The overall spending power of North-East town halls will be slashed by up to 2.2 per cent next year and by a crushing five per cent-plus in most areas in 2014-15, the government announced.
The total blow for County Durham will be around £30m on the chosen measure of 'spending power', which includes council tax and other income, rather than simply government grants.
Yet, Tory-run West Oxfordshire - David Cameron's local council - is among many in the South that will enjoy a spending rise in 2013-14 and escape with just a small cut the following year.
In North Yorkshire, Hambleton, Richmondshire and Ryedale authorities will all have more to spend next year - and be forced to cut far less than North-East councils in 2014-15.
Last night, Simon Henig, Durham's Labour leader, condemned the "totally unfair" settlement, warning: "It's likely there will have to be a further round of reductions to services."
Mr Henig pointed out the county council already had to find £25m of cuts for next year, saying: "We have done our best to protect frontline services, but it becomes more and more difficult to do so.

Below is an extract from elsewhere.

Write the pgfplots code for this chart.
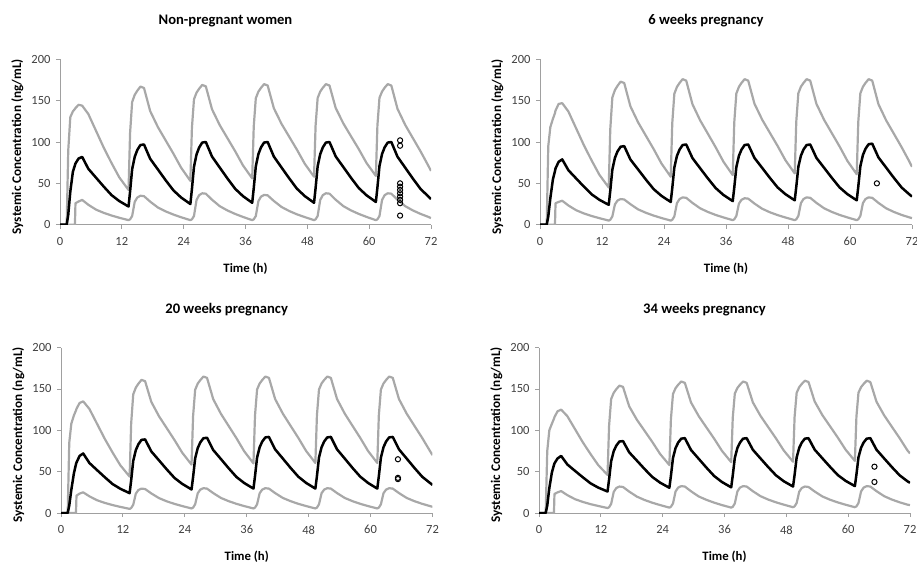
\documentclass[border=0pt]{standalone}
\usepackage{fontspec}
\setmainfont{Carlito}
\usepackage{pgfplots}
\usepackage{pgfplotstable}
\pgfplotsset{compat=1.18}
\definecolor{simgray}{HTML}{A8A8A8}
\definecolor{axgray}{HTML}{A0A0A0}
\definecolor{ticktext}{HTML}{404040}

% t = time (h), lo = 5th percentile, med = median, hi = 95th percentile
\pgfplotstableread{
t lo med hi
0 0 0 0
1.3 0 0 0
1.6 0 12 90
2.0 0 40 130
2.5 0 64 137
2.9 0 72 140
3.0 26 74 141
3.6 28 80 145
4.3 30 82 144
5.5 24.1 67.6 133.8
7 18.2 56.8 113.4
8.5 14.3 46 93
10 11.1 35.8 74.6
11.5 8.4 28.6 57.3
13.3 5.5 22 42
13.6 6.5 40 110.8
14.0 10.5 67 148.3
14.5 27.6 82 157
15.0 32.9 90.3 162
15.6 35 96.3 167
16.3 34.5 97 165.3
17.5 27.9 79.7 137.4
19 20.8 66.8 118
20.5 16.1 53.8 102
22 12.3 41.6 86
23.5 9.0 32.9 69
25.3 5.5 25 53
25.6 6.5 43 116.8
26.0 10.5 70 151.6
26.5 29.9 85 159.7
27.0 35.7 93.3 164.4
27.6 38 99.3 169
28.3 37.5 100 167.3
29.5 30.2 82.4 139.6
31 22.4 69.1 120.4
32.5 17.2 55.9 104.6
34 13 43.4 88.8
35.5 9.4 34.6 71.8
37.3 5.5 26.5 56
37.6 6.5 44.1 118.7
38.0 10.5 70.6 152.9
38.5 28.4 85.3 160.9
39.0 33.9 93.4 165.4
39.6 36 99.3 170
40.3 35.5 100 168.3
41.5 28.7 82.4 140.9
43 21.4 69.1 121.8
44.5 16.5 55.9 106.2
46 12.5 43.4 90.5
47.5 9.2 34.6 73.7
49.3 5.5 26.5 58
49.6 6.5 44.1 119.6
50.0 10.5 70.6 153.2
50.5 29.9 85.3 161
51.0 35.7 93.4 165.5
51.6 38 99.3 170
52.3 37.5 100 168.3
53.5 30.2 82.6 141.1
55 22.4 69.6 122.3
56.5 17.2 56.5 106.7
58 13 44.2 91.2
59.5 9.4 35.5 74.5
61.3 5.5 27.5 59
61.6 6.5 44.9 120
62.0 10.5 71 153.4
62.5 29.9 85.5 161
63.0 35.7 93.5 165.6
63.6 38 99.3 170
64.3 37.5 100 168.3
65.5 30.2 82.2 140.1
67 22.4 68.9 120.6
68.5 17.2 55.6 104.5
70 13 43 88.4
71.5 9.4 34.1 71.1
72 8 31 65
}\npw

\pgfplotstableread{
t lo med hi
0 0 0 0
1.3 0 0 0
1.6 0 10 95
2.0 0 32 118
2.5 0 55 128
2.9 0 65 135
3.0 26 68 138
3.6 27.5 76 146
4.3 29 79 147
5.5 23.2 65.8 136.8
7 17.5 55.9 116.4
8.5 13.6 46 96
10 10.5 36.7 77.6
11.5 7.9 30.1 60.3
13.3 5 24 45
13.6 6 41 115.4
14.0 10 66.6 153.8
14.5 24.5 80.8 162.8
15.0 29.2 88.6 167.9
15.6 31 94.3 173
16.3 30.5 95 171.3
17.5 24.8 78.8 143.1
19 18.5 66.7 123.6
20.5 14.4 54.5 107.5
22 11 43 91.4
23.5 8.1 34.9 74.1
25.3 5 27.5 58
25.6 6 44.2 122.9
26.0 10 69.2 158.3
26.5 26 83.1 166.6
27.0 31 90.7 171.3
27.6 33 96.3 176
28.3 32.5 97 174.2
29.5 26.4 80.6 145.8
31 19.8 68.2 126.1
32.5 15.4 55.9 109.9
34 11.8 44.3 93.6
35.5 8.8 36 76.2
37.3 5.5 28.5 60
37.6 6.5 44.9 123.8
38.0 10.5 69.6 158.6
38.5 25.4 83.3 166.7
39.0 30.1 90.8 171.4
39.6 32 96.3 176
40.3 31.5 97 174.2
41.5 25.6 80.8 146.4
43 19.3 68.7 127
44.5 15 56.5 111
46 11.6 45 95.1
47.5 8.7 36.9 78
49.3 5.5 29.5 62
49.6 6.5 45.7 124.7
50.0 10.5 70 158.9
50.5 26.1 83.5 166.9
51.0 31.1 90.9 171.4
51.6 33 96.3 176
52.3 32.5 97 174.2
53.5 26.4 80.8 146.1
55 19.8 68.7 126.6
56.5 15.4 56.5 110.5
58 11.8 45 94.4
59.5 8.8 36.9 77.1
61.3 5.5 29.5 61
61.6 6.5 45.9 124.3
62.0 10.5 70.6 158.8
62.5 26.1 84.3 166.8
63.0 31.1 91.8 171.4
63.6 33 97.3 176
64.3 32.5 98 174.2
65.5 26.4 81.4 145.8
67 19.8 69 126.1
68.5 15.4 56.6 109.9
70 11.8 44.9 93.6
71.5 8.8 36.6 76.2
72 8 34 70
}\wsix

\pgfplotstableread{
t lo med hi
0 0 0 0
1.3 0 0 0
1.6 0 9 85
2.0 0 28 108
2.5 0 48 118
2.9 0 59 124
3.0 21 61 126
3.6 23.5 69 133
4.3 25 72 135
5.5 20.2 60.5 125.9
7 15.4 51.8 107.7
8.5 12.2 43.2 89.5
10 9.6 35 73.1
11.5 7.4 29.3 57.7
13.3 5 24 44
13.6 6 39.6 108.4
14.0 10 63 143.5
14.5 23.4 76 151.6
15.0 27.8 83.2 156.3
15.6 29.5 88.4 161
16.3 29 89 159.4
17.5 23.7 74.5 134.4
19 18 63.6 116.9
20.5 14.1 52.7 102.6
22 11 42.4 88.2
23.5 8.4 35.2 72.9
25.3 5.5 28.5 58.5
25.6 6.5 43.5 117.1
26.0 10.5 66 149
26.5 23.9 78.5 156.5
27.0 28.3 85.4 160.7
27.6 30 90.4 165
28.3 29.5 91 163.4
29.5 24.1 76.2 137.7
31 18.2 65.2 119.9
32.5 14.3 54.1 105.2
34 11.1 43.6 90.5
35.5 8.4 36.3 74.7
37.3 5.5 29.5 60
37.6 6.5 44.5 117.8
38.0 10.5 67 149.3
38.5 23.9 79.5 156.6
39.0 28.3 86.4 160.8
39.6 30 91.4 165
40.3 29.5 92 163.4
41.5 24.1 77 137.8
43 18.2 65.8 120.1
44.5 14.3 54.5 105.4
46 11.1 43.9 90.8
47.5 8.4 36.4 75.1
49.3 5.5 29.5 60.5
49.6 6.5 44.5 118
50.0 10.5 67 149.3
50.5 23.9 79.5 156.6
51.0 28.3 86.4 160.8
51.6 30 91.4 165
52.3 29.5 92 163.4
53.5 24.1 77 137.8
55 18.2 65.8 120.1
56.5 14.3 54.5 105.4
58 11.1 43.9 90.8
59.5 8.4 36.4 75.1
61.3 5.5 29.5 60.5
61.6 6.5 44.5 118
62.0 10.5 67 149.3
62.5 23.9 79.5 156.6
63.0 28.3 86.4 160.8
63.6 30 91.4 165
64.3 29.5 92 163.4
65.5 24.1 77 137.8
67 18.2 65.8 120.1
68.5 14.3 54.5 105.4
70 11.1 43.9 90.8
71.5 8.4 36.4 75.1
72 7.5 34 70
}\wtwenty

\pgfplotstableread{
t lo med hi
0 0 0 0
1.3 0 0 0
1.6 0 9 75
2.0 0 30 100
2.5 0 49 108
2.9 0 58 114
3.0 23 60 116
3.6 25 66 123
4.3 26.5 69 125
5.5 21.6 58.7 117.1
7 16.7 50.9 101.3
8.5 13.4 43.2 85.5
10 10.7 35.9 71.3
11.5 8.5 30.7 57.9
13.3 6 26 46
13.6 7 40.6 105.4
14.0 11 62.6 137.8
14.5 25.5 74.8 145.4
15.0 30.2 81.5 149.7
15.6 32 86.4 154
16.3 31.5 87 152.5
17.5 25.9 73.4 129
19 19.8 63.3 112.7
20.5 15.7 53.1 99.3
22 12.4 43.5 85.8
23.5 9.6 36.7 71.4
25.3 6.5 30.5 58
25.6 7.5 44.9 113.6
26.0 11.5 66.5 143.9
26.5 26 78.5 150.9
27.0 30.7 85.1 155
27.6 32.5 89.9 159
28.3 32 90.5 157.4
29.5 26.3 76.2 133.7
31 20 65.5 117.1
32.5 15.9 54.8 103.4
34 12.5 44.7 89.8
35.5 9.6 37.5 75.2
37.3 6.5 31 61.5
37.6 7.5 45.3 115.1
38.0 11.5 66.7 144.4
38.5 26 78.6 151.2
39.0 30.7 85.1 155.1
39.6 32.5 89.9 159
40.3 32 90.5 157.4
41.5 26.4 76.5 133.8
43 20.3 65.9 117.3
44.5 16.2 55.4 103.7
46 12.9 45.5 90.1
47.5 10.1 38.4 75.6
49.3 7 32 62
49.6 8 46 115.9
50.0 12 67.1 145.3
50.5 25.8 78.8 152.2
51.0 30.3 85.2 156.1
51.6 32 89.9 160
52.3 31.5 90.5 158.4
53.5 26 76.6 134.8
55 20 66.1 118.3
56.5 16 55.7 104.7
58 12.8 45.8 91.1
59.5 10 38.9 76.6
61.3 7 32.5 63
61.6 8 46.4 116.4
62.0 12 67.3 145.5
62.5 26.1 78.9 152.2
63.0 30.7 85.3 156.1
63.6 32.5 89.9 160
64.3 32 90.5 158.4
65.5 26.4 76.5 134.5
67 20.3 65.9 117.9
68.5 16.2 55.4 104.1
70 12.9 45.5 90.4
71.5 10.1 38.4 75.7
72 9.5 36.5 72
}\wthirtyfour

% observed concentrations
\pgfplotstableread{
t c
66 102
66 95.5
66 50
66 46
66 42
66 38
66 34
66 30
66 26
66 11
}\obsnpw
\pgfplotstableread{
t c
65.2 50
}\obssix
\pgfplotstableread{
t c
65.3 65
65.3 41
65.3 42.5
}\obstwenty
\pgfplotstableread{
t c
65.1 56
65.1 37.5
}\obsthirtyfour

\pgfplotsset{
  every non boxed x axis/.style={},
  every non boxed y axis/.style={},
  pkpanel/.style={
    scale only axis, height=165.4pt,
    xmin=0, xmax=72, ymin=0, ymax=200,
    enlargelimits=false,
    xtick={0,12,24,36,48,60,72}, ytick={0,50,100,150,200},
    axis lines=left,
    axis line style={draw=axgray, line width=0.9pt, -},
    tick style={draw=axgray, line width=0.9pt},
    tick align=outside, major tick length=4pt,
    tick label style={font=\fontsize{12.5}{14}\selectfont, text=ticktext},
    xticklabel style={yshift=-5pt},
    yticklabel style={xshift=-2pt},
    /pgf/number format/assume math mode=true,
    xlabel={Time (h)},
    ylabel={Systemic Concentration (ng/mL)},
    xlabel style={font=\bfseries\fontsize{12.8}{14}\selectfont,
      at={(axis description cs:0.5,-0.266)}, anchor=center},
    ylabel style={font=\bfseries\fontsize{13.2}{15}\selectfont,
      at={(axis description cs:-0.115,0.472)}, anchor=center},
    title style={font=\bfseries\fontsize{14.6}{17}\selectfont,
      at={(axis description cs:0.446,1.195)}, anchor=center},
  },
  pct/.style={simgray, line width=2.2pt, line join=round},
  medline/.style={black, line width=2.5pt, line join=round},
  obs/.style={only marks, mark=o, mark size=2.6pt, black, mark options={line width=1pt}},
}

\begin{document}
\begin{tikzpicture}
\useasboundingbox (0,0) rectangle (917pt,-564pt);

\begin{axis}[pkpanel, width=371pt, at={(60pt,-224.7pt)}, anchor=south west,
  title={Non-pregnant women}]
\addplot[pct] table[x=t, y=hi] {\npw};
\addplot[pct] table[x=t, y=lo] {\npw};
\addplot[medline] table[x=t, y=med] {\npw};
\addplot[obs] table[x=t, y=c] {\obsnpw};
\end{axis}

\begin{axis}[pkpanel, width=372pt, at={(540pt,-224.7pt)}, anchor=south west,
  title={6 weeks pregnancy}]
\addplot[pct] table[x=t, y=hi] {\wsix};
\addplot[pct] table[x=t, y=lo] {\wsix};
\addplot[medline] table[x=t, y=med] {\wsix};
\addplot[obs] table[x=t, y=c] {\obssix};
\end{axis}

\begin{axis}[pkpanel, width=371.5pt, at={(61pt,-513pt)}, anchor=south west,
  title={20 weeks pregnancy}]
\addplot[pct] table[x=t, y=hi] {\wtwenty};
\addplot[pct] table[x=t, y=lo] {\wtwenty};
\addplot[medline] table[x=t, y=med] {\wtwenty};
\addplot[obs] table[x=t, y=c] {\obstwenty};
\end{axis}

\begin{axis}[pkpanel, width=371pt, at={(539pt,-513pt)}, anchor=south west,
  title={34 weeks pregnancy}]
\addplot[pct] table[x=t, y=hi] {\wthirtyfour};
\addplot[pct] table[x=t, y=lo] {\wthirtyfour};
\addplot[medline] table[x=t, y=med] {\wthirtyfour};
\addplot[obs] table[x=t, y=c] {\obsthirtyfour};
\end{axis}
\end{tikzpicture}
\end{document}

"We have to ask why all councils in the North-East have reductions, while many in the South will have increases of three or four per cent next year?
It is totally unfair."
And Bill Dixon, Labour leader of Darlington Borough Council, warned of a £20m hit to its budget, adding: "There will be massive hits to services that we are currently running - and some will not be able to survive."
The cuts come despite ministers' repeated pledges to stabilise budgets for 2013-14, because of the uncertainties surrounding a complicated shake-up of business rates.
Eric Pickles, the Communities Secretary, attempted to conceal the scale of the pain by refusing to release the figures for 2014-15, but The Northern Echo was able to obtain them form other sources.
And, in the Commons, Mr Pickles turned on the likes of Middlesbrough Mayor Ray Mallon, when he attacked those council leaders who "have shamefully predicted riots on the streets".
He insisted: "Nostradamus needn't worry. Concerns that the poorest councils, or those in the North, would suffer disproportionately are well wide of the mark."
Last year, Mr Mallon warned of Cairo-style protests in suffering towns and cities, saying: "There is a simmering discontent and I think you can feel it on the street now."
The figures, seen by The Northern Echo, reveal slashing of spending power in Darlington (down 0.3 per cent and 4.4 per cent), Hartlepool (2.2 per cent and five per cent), Middlesbrough (0.7 per cent and 5.8 per cent) and Stockton-on-Tees (1.8 per cent and 4.3 per cent).
Some leaders have set out a grim future when local councils will have no money to do anything other than provide care for the vulnerable and collect the rubbish.
But Mr Pickles insisted councils must "keep doing their bit" to plug the gaping hole in Britain's finances - and challenged all authorities to freeze council tax next year.
Pointing to £450m set aside to help town halls hold down bills, he told MPs: "All councils have a moral duty to freeze council tax. It doubled under Labour, it became unsustainable. We've cut it in real terms."
But they have been offered a grant equal to just a one per cent rise in council tax - far below the 2.7 per cent inflation rate - which points to further service cuts, where any authority freezes bills.